The interest in the dragonfly within the decorative arts emerged during this Modern period.  Associated with the changing seasons of summer into autumn in Japanese culture, the dragonfly is a popular motif in Haiku poetry spanning several centuries of tradition.  The eighteenth-century poet Hori Bakusui captures the delicacy of a dragonfly in simple, effortless lyricism:  

                Dyed he is with the
                Color of Autumnal days,
                O red dragonfly.

Here, the notion of autumnal glory—resplendent and glowing—is deeply evocative in the poetry of the Bashō revival, and this lyrical description highlights visual symmetries in Tiffany’s glass selection in the present offering.  The heavily rippled, textured glass heightens a distinctly aquatic sensibility.  The coloration of the background glass is executed in deep ambers and burnt oranges with rich aqua.  The dragonfly spines are articulated in red and white with subtle hints of green, complemented by the wings displaying aqua mixed with golden amber.

What makes this lamp so exceptional is its dramatic and highly contrasting glass selection, exhibiting golden flames projecting below the top aperture of the shade.  The rich background passages heighten the perception and brilliance of the cabochon jewels.  The monumental base elevates the lamp to a heroic stature.  The iridized turtle-back tiles and mosaic decoration in harmonious cobalt and green tones support the grand composition of the lamp.  The aquatic color scheme suggests a sense of the natural world, adding to the dream-like quality evoked by the glass selection.
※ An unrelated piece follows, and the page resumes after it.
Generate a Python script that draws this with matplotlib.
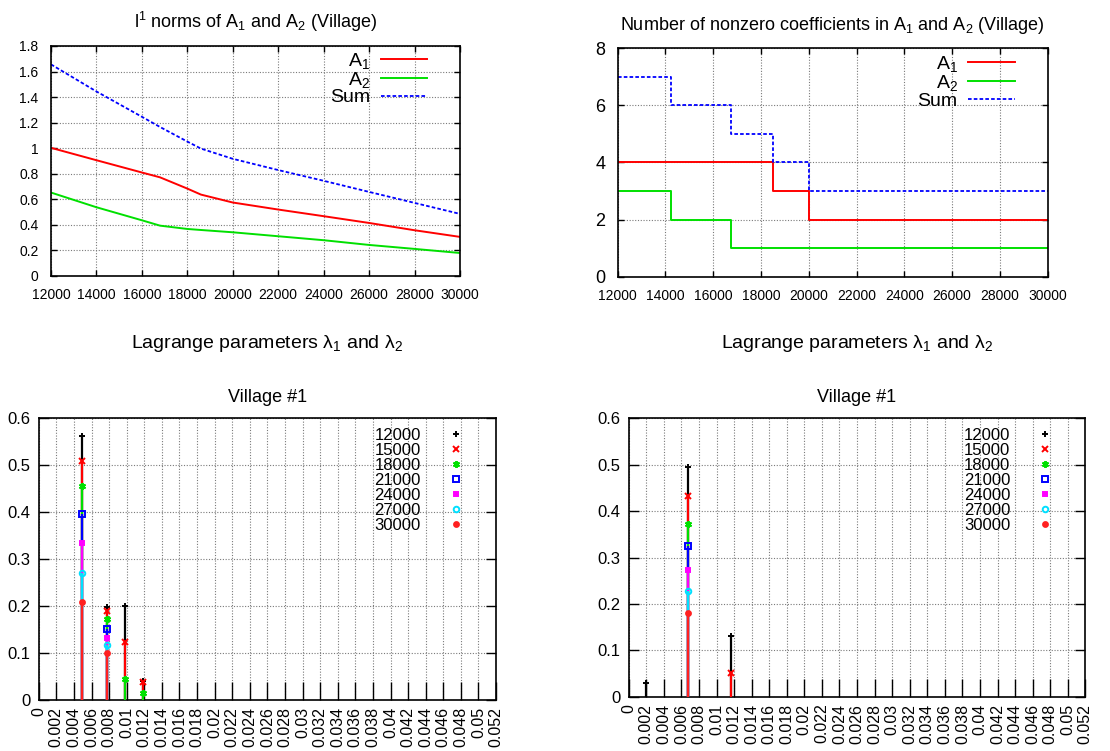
import matplotlib
matplotlib.use("Agg")
import matplotlib.pyplot as plt
from matplotlib.ticker import MultipleLocator, FormatStrFormatter
import numpy as np

plt.rcParams['font.family'] = ['Liberation Sans', 'DejaVu Sans']
plt.rcParams['mathtext.default'] = 'regular'

# l1 norms (top left)
norm_x = [12000, 14000, 16000, 16800, 18000, 18600, 20000, 22000, 24000, 26000, 28000, 30000]
norm_a1 = [1.003, 0.906, 0.81, 0.772, 0.684, 0.637, 0.575, 0.52, 0.468, 0.415, 0.358, 0.306]
norm_a2 = [0.653, 0.538, 0.436, 0.394, 0.368, 0.36, 0.342, 0.311, 0.28, 0.243, 0.212, 0.18]
norm_sum = [1.656, 1.444, 1.246, 1.166, 1.052, 0.997, 0.917, 0.829, 0.745, 0.658, 0.572, 0.486]

# nonzero coefficients (top right), step changes
nnz_x = [12000, 14250, 16750, 18500, 20000, 30000]
nnz_a1 = [4, 4, 4, 3, 2, 2]
nnz_a2 = [3, 2, 1, 1, 1, 1]
nnz_sum = [7, 6, 5, 4, 3, 3]

# Lagrange parameters (bottom), one row per budget
budgets = ['12000', '15000', '18000', '21000', '24000', '27000', '30000']
lam1_x = [0.0049, 0.0078, 0.0098, 0.0118]
lam1_vals = [
    [0.563, 0.199, 0.201, 0.041],
    [0.509, 0.189, 0.124, 0.038],
    [0.455, 0.173, 0.044, 0.014],
    [0.397, 0.151, 0.0, 0.0],
    [0.334, 0.133, 0.0, 0.0],
    [0.270, 0.117, 0.0, 0.0],
    [0.208, 0.100, 0.0, 0.0],
]
lam2_x = [0.002, 0.0068, 0.0117]
lam2_vals = [
    [0.029, 0.496, 0.130],
    [0.0, 0.432, 0.052],
    [0.0, 0.372, 0.0],
    [0.0, 0.325, 0.0],
    [0.0, 0.274, 0.0],
    [0.0, 0.228, 0.0],
    [0.0, 0.180, 0.0],
]

series_colors = ['black', '#ff0000', '#00e000', '#0000ff', '#ff00ff', '#00e0ff', '#ff2020']
series_markers = ['+', 'x', (6, 2, 0), 's', 's', 'o', 'o']
series_filled = [True, True, True, False, True, False, True]
series_sizes = [5, 5, 5, 4.5, 3.5, 4, 3.5]

grid_kw = dict(color='#7a7a7a', linestyle=(0, (1, 1.5)), linewidth=0.8)

fig = plt.figure(figsize=(11.1, 7.51), dpi=100)


def frame(ax):
    ax.grid(True, **grid_kw)
    ax.set_axisbelow(True)
    for s in ax.spines.values():
        s.set_linewidth(1.2)
    ax.tick_params(direction='in', top=True, right=True, length=4, width=1)


# ---- top left
ax1 = fig.add_axes([0.0459, 0.6325, 0.3685, 0.3063])
ax1.plot(norm_x, norm_a1, color='#ff0000', lw=1.4, label='A$_1$')
ax1.plot(norm_x, norm_a2, color='#00e000', lw=1.4, label='A$_2$')
ax1.plot(norm_x, norm_sum, color='#0000ff', lw=1.3, ls=(0, (2, 1.2)), label='Sum')
ax1.set_xlim(12000, 30000)
ax1.set_ylim(0, 1.8)
ax1.xaxis.set_major_locator(MultipleLocator(2000))
ax1.yaxis.set_major_locator(MultipleLocator(0.2))
ax1.yaxis.set_major_formatter(FormatStrFormatter('%g'))
frame(ax1)
ax1.tick_params(labelsize=10, pad=9)
ax1.set_title('l$^1$ norms of A$_1$ and A$_2$ (Village)', fontsize=13, pad=13)
ax1.legend(loc='upper right', bbox_to_anchor=(0.949, 1.03), frameon=False, markerfirst=False,
           fontsize=14, handlelength=2.4, handletextpad=0.55, labelspacing=-0.05, borderaxespad=0.2)

# ---- top right
ax2 = fig.add_axes([0.5565, 0.6316, 0.3874, 0.3041])
ax2.plot(nnz_x, nnz_a1, color='#ff0000', lw=1.4, drawstyle='steps-post', label='A$_1$')
ax2.plot(nnz_x, nnz_a2, color='#00e000', lw=1.4, drawstyle='steps-post', label='A$_2$')
ax2.plot(nnz_x, nnz_sum, color='#0000ff', lw=1.3, ls=(0, (2, 1.2)), drawstyle='steps-post', label='Sum')
ax2.set_xlim(12000, 30000)
ax2.set_ylim(0, 8)
ax2.xaxis.set_major_locator(MultipleLocator(2000))
ax2.yaxis.set_major_locator(MultipleLocator(2))
frame(ax2)
ax2.tick_params(axis='x', labelsize=10, pad=9)
ax2.tick_params(axis='y', labelsize=13, pad=9)
ax2.set_title('Number of nonzero coefficients in A$_1$ and A$_2$ (Village)', fontsize=13, pad=13)
ax2.legend(loc='upper right', bbox_to_anchor=(0.951, 1.025), frameon=False, markerfirst=False,
           fontsize=14, handlelength=2.4, handletextpad=0.55, labelspacing=-0.05, borderaxespad=0.2)


# ---- bottom impulses
def lagrange_panel(rect, xs, vals):
    ax = fig.add_axes(rect)
    for i, row in enumerate(vals):
        c = series_colors[i]
        px = [x for x, v in zip(xs, row) if v > 0]
        py = [v for v in row if v > 0]
        ax.vlines(px, 0, py, color=c, lw=1.6, zorder=2 + i)
        mfc = c if series_filled[i] else 'none'
        ax.plot(px, py, ls='none', marker=series_markers[i], color=c, mfc=mfc,
                ms=series_sizes[i], mew=1.4, zorder=2 + i, label=budgets[i])
    ax.set_xlim(0, 0.052)
    ax.set_ylim(0, 0.6)
    ax.set_xticks(np.arange(0, 0.0521, 0.002))
    ax.xaxis.set_major_formatter(FormatStrFormatter('%g'))
    ax.yaxis.set_major_locator(MultipleLocator(0.1))
    ax.yaxis.set_major_formatter(FormatStrFormatter('%g'))
    frame(ax)
    ax.tick_params(axis='x', length=13, top=False, labelsize=11.5, labelrotation=90, pad=5)
    ax.tick_params(axis='y', length=7, labelsize=12, pad=6)
    ax.set_title('Village #1', fontsize=13, pad=12)
    ax.legend(loc='upper right', bbox_to_anchor=(0.945, 0.99), frameon=False, markerfirst=False,
              fontsize=12, handlelength=1.0, handletextpad=1.6, labelspacing=0.0,
              borderaxespad=0.0)
    return ax


ax3 = lagrange_panel([0.0349, 0.0679, 0.412, 0.3751], lam1_x, lam1_vals)
ax4 = lagrange_panel([0.5664, 0.0723, 0.4114, 0.3707], lam2_x, lam2_vals)

for ax in (ax3, ax4):
    pos = ax.get_position()
    fig.text((pos.x0 + pos.x1) / 2, 1 - 348 / 751, r'Lagrange parameters $\lambda_1$ and $\lambda_2$',
             ha='center', va='baseline', fontsize=14)

fig.savefig('out.png', dpi=100)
Images of nature during this period of cultural cross-pollination from the romanticized lands of the Middle East and Asia relate to a larger discourse on the notion of decoration in functional objects and the conventionalization of surface ornaments in design.  The naturalism of the color scheme for this Dragonfly model harkens back to a painterly quality that abstracts the form of the dragonfly while the wing overlays provide a contrasting layer of texture and trompe l’oeil depth in the depiction of the body.  The discussion of nature as a source for decorative works of art follows the directive of Parisian Art Nouveau architect Hector Guimard’s to “seize the stem”—an endorsement of biomorphic design during this period.  Photographic and design studies of plant and aquatic life published in this period were highly influential to the study of conventionalized decoration, including many design sourcebooks such as Hugo Froelich’s conventionalization of forms published in Keramic Studio (1905).  This conventionalized design relates to the complexity of the overlay on the dragonfly wings in the shade and lends a sense of depth and movement to the striped red and white bodies encircling the shade. 

Tiffany Studios’ collection of study photographs depicted natural flora and fauna, and served a similar inspirational purpose in the design process.  One of the firm’s photographs in the archive shows a dragonfly pinned to a collector’s mount, demonstrating a burgeoning interest in entomology arising from 19th century movements in the collection and identification of all forms of naturalia, especially insects like dragonflies and butterflies.  Inherent in this study of the dragonfly’s graceful body is the overarching theme of rationality, that is, that catalogued taxonomies of plants, animals and insects would ultimately reveal more knowledge about their physical properties, and shed new light on vast areas of unknown patterns in nature.  This fascination with nature is inherently translated by the designer’s hand, and delineates a sense of both rationalized study and interpretive wonder at the variations in tonality and texture exhibited by the dragonfly species.

The turn-of-the-century captivation with natural elements in design is richly exhibited in the aquatic, dream-like color palette of the Dragonfly shade’s composition.  Tiffany deftly translates the dragonfly motif into a distinctive American visual aesthetic, acutely aware of both international flows of cultural images, and an awe-inspired view of the natural world.